Terman, maybe more than any other individual in the 20th century, implemented the assertion that Americans have a right to technology. His idea that the natural home of advanced-state technology should be entrepreneurial distribution—and as quickly as possible—was a radical one. But it’s why we accept today the idea that the purpose of technology is to be used by everyone who wants to. The consequences of that philosophy have been far-reaching, and Americans know that, though not codified directly in the Constitution, this is part of our ethos, our history, and our future.

The Second American Century

Seventy years later, Silicon Valley’s technical and cultural achievements now support our entire American way of life. Of the top 10 companies in the world by market capitalization, eight are American tech companies, up from three at the start of the century. Currently, 22 of the top 25 companies by the same measure are American public companies, compared to just 12 a quarter century ago. Innovation has spurred the U.S. economy to grow to nearly double the size of the European Union’s. And as much as China is feared for its population size and production capacity, it still trails the United States in innovation, and dynamism, with a GDP approximately 63 percent the size of America’s despite having roughly four times the population. 

We should pause for a minute to reflect on how it is the pairing of the first two amendments that has given us such a distinct role in the world, and a differentiated advantage that seems to compound each year. Americans believe, fundamentally, that we have the right to use technology as a form of personal expression, leverage, and if necessary, force. This is the belief system on which our success depends. There is no other country, however capable or large, that possesses such a heritage.

The best example of this dichotomy is also the worst: When tragedy strikes. A man is assassinated on a college campus or a teenager shoots up a school: Who gets blamed?

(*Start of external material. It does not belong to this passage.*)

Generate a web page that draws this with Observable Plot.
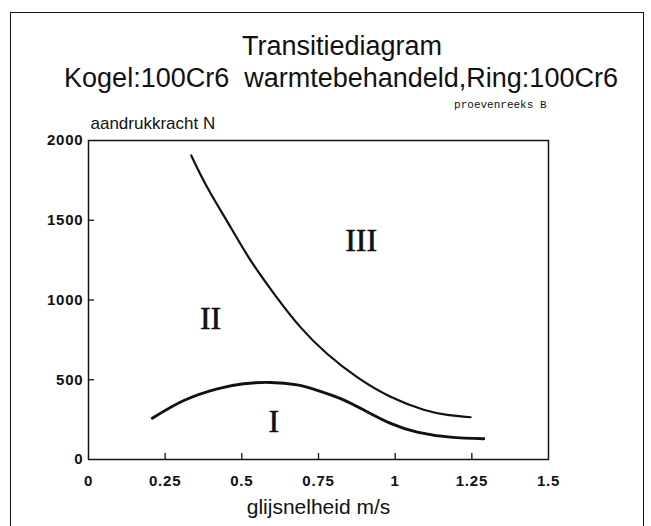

Guns, of course. But also tech. The internet. The phones. Social media.

The reaction is natural. Guns and tech are cut from the same cloth. This is an uncomfortable truth, given how much we sense that technology is the lever upon which we’ve built our way of life and something so essential to American hegemony. But the builders of stuff, and the wielders of tools, have always been more inherent to the scaffolding of our house than to its contents. And in this way, technology is not an ideal, not a moral good, though it should be used for such.

There was a time where Silicon Valley, even more so than the rest of America, forgot the burden of force and its early history. The Second American Century began with our imperial cities on fire. But Silicon Valley ignored the clash of civilizations, having just weathered its own cataclysmic crash on the other side of the country. Post–September 11th, a meandering decade ensued, which culminated with rallying cries to Occupy Wall Street on the heels of the Great Recession. During America’s longest war, so many technology companies avoided their duty to serve as the enforcement layer, the protector of the very rights young men and women were dying for across the world. But now, the tech industry has finally returned to the other side of town, building in service of the national interest, a duty tech must embrace in perpetuity. We must keep up our side of the bargain.

Our technological strength and our self-determined freedom to use it comes from our Second Amendment heritage more than some of us would like to admit. All technology, not just the guns and the arms, is our “peace through strength” enforcement mechanism: The protection that gave us the first American Century and ensures the continuity into the second. Our technology sector should never again forget its duty. And Americans should not forget tech’s rightful place in this glorious American dichotomy.